> _What you have to do_:
Pictures stay out. Extract the lines below from the first one through the line with "plt.rcParams['font.family'] = ['Noto", both included.

> _Dataset records_:

____

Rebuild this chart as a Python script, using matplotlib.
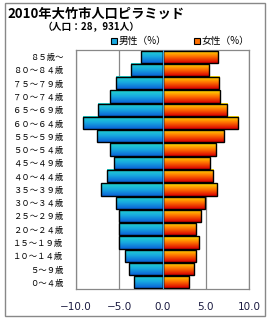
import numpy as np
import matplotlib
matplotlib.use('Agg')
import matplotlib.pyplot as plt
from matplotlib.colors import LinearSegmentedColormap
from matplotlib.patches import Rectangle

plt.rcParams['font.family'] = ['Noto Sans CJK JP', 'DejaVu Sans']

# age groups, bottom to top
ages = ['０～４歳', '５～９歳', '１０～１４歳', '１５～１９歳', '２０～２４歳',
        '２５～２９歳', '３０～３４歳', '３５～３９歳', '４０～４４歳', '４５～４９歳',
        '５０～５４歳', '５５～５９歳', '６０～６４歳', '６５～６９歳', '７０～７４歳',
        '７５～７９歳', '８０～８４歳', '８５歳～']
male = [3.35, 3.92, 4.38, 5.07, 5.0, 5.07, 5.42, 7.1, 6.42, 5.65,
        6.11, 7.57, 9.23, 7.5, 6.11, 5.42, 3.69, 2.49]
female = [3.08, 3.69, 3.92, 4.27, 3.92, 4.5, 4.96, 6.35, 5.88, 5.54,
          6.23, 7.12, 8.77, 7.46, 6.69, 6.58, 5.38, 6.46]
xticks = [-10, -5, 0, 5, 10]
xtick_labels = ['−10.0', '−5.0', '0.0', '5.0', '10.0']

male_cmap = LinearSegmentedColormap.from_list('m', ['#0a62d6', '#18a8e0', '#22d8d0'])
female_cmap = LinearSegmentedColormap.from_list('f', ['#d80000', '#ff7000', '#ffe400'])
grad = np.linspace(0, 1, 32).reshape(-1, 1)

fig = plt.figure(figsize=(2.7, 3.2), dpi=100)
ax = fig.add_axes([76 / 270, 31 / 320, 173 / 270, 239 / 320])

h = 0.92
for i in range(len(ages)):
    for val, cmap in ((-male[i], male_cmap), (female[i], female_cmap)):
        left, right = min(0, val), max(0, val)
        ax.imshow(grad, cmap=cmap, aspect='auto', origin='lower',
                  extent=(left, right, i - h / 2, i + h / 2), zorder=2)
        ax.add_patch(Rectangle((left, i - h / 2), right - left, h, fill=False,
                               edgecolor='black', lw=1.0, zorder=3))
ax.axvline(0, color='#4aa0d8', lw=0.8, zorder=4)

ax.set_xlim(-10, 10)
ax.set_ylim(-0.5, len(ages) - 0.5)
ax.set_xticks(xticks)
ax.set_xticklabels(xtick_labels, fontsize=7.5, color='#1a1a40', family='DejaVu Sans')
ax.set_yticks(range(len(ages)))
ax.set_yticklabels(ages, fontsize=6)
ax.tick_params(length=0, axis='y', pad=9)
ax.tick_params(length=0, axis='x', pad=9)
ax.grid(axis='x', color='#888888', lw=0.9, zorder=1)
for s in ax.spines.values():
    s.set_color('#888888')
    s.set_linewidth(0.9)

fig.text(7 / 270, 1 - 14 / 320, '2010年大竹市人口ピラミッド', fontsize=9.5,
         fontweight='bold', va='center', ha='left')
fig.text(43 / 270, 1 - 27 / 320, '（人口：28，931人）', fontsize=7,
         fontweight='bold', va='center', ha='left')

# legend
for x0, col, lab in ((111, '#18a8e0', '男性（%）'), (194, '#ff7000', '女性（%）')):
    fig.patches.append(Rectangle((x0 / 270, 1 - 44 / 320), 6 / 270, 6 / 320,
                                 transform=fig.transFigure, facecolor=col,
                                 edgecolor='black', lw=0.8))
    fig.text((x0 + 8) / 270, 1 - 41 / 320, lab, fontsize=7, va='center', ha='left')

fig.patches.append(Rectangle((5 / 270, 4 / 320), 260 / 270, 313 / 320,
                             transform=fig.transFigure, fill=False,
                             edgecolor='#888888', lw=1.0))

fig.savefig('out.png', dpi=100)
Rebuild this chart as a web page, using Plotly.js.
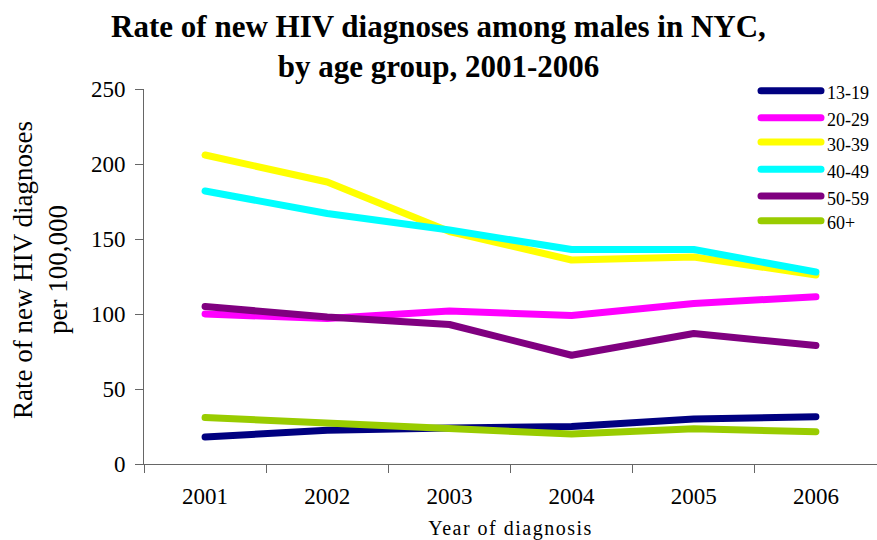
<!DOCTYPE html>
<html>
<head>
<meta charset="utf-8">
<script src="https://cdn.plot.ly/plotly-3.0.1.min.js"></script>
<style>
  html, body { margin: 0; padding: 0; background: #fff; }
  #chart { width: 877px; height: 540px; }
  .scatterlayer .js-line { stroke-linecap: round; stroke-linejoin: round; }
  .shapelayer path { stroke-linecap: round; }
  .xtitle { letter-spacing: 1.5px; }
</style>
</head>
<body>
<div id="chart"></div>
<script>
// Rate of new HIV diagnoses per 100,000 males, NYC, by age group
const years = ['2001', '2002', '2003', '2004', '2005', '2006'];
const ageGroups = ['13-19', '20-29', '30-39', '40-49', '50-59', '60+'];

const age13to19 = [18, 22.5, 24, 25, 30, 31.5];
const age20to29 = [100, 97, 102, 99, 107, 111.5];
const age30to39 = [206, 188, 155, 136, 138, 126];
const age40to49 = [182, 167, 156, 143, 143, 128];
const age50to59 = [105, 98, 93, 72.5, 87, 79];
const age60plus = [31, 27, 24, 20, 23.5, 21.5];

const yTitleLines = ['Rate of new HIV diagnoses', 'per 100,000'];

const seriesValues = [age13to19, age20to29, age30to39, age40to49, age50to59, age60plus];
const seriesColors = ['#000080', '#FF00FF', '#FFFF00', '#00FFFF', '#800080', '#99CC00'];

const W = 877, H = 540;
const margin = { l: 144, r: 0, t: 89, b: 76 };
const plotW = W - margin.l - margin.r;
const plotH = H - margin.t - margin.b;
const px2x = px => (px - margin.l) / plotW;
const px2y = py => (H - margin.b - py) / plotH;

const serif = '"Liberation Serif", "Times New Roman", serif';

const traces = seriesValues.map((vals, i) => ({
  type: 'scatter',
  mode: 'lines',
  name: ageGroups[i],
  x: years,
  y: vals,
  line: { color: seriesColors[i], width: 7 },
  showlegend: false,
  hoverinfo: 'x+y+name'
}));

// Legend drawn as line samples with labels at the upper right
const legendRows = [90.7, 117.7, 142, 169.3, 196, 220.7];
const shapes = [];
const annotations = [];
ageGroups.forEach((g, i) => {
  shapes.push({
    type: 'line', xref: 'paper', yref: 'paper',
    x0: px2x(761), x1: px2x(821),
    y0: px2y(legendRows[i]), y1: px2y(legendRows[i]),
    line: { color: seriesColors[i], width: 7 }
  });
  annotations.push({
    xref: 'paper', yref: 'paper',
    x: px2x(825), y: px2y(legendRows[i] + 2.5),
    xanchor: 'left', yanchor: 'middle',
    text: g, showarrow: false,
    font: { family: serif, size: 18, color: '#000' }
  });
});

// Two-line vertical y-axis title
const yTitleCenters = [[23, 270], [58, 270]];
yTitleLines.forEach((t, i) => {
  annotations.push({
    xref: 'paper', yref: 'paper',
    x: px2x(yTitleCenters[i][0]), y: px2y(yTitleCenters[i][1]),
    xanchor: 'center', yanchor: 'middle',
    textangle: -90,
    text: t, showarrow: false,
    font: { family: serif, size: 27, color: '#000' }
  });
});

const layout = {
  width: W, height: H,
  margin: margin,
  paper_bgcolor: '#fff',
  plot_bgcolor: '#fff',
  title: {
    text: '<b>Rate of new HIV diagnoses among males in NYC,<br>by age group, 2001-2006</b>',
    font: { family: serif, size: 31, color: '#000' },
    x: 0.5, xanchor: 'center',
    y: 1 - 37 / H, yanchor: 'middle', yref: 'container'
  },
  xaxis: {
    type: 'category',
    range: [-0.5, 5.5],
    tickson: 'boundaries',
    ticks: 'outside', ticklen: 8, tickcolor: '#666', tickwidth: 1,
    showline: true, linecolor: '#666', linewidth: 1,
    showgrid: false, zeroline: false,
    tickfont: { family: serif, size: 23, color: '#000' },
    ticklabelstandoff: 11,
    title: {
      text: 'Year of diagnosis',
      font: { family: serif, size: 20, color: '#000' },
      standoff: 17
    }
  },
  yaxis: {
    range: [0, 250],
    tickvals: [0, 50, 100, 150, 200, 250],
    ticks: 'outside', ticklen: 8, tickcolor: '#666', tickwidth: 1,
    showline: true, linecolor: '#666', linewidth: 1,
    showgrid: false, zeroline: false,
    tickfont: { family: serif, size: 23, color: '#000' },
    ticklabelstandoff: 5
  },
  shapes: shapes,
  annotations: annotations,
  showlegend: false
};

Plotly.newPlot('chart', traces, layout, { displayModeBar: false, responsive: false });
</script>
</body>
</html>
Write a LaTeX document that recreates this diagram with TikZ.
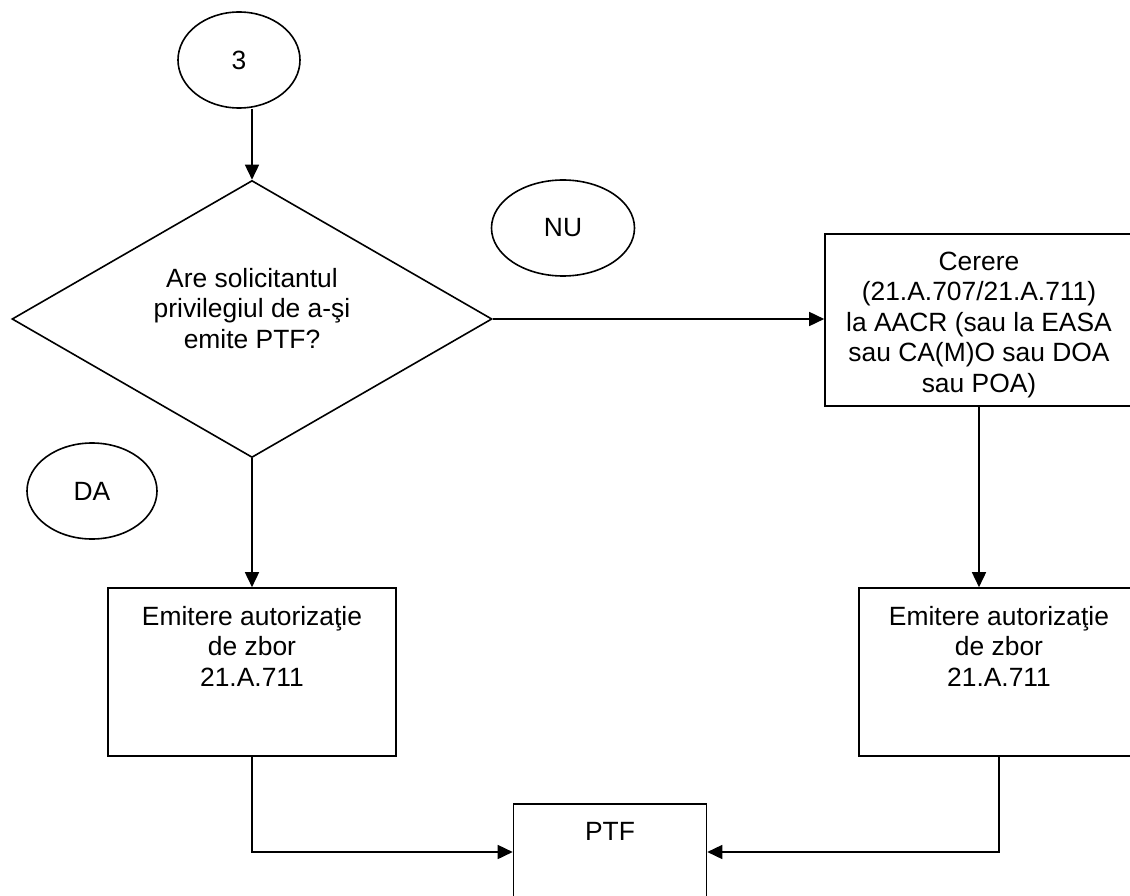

____

> _Exercise result_:
Rebuild this chart as a Python script, using matplotlib.
import numpy as np
import matplotlib
matplotlib.use('Agg')
import matplotlib.pyplot as plt
from matplotlib.colors import LinearSegmentedColormap
from matplotlib.patches import Rectangle

plt.rcParams['font.family'] = ['Noto Sans CJK JP', 'DejaVu Sans']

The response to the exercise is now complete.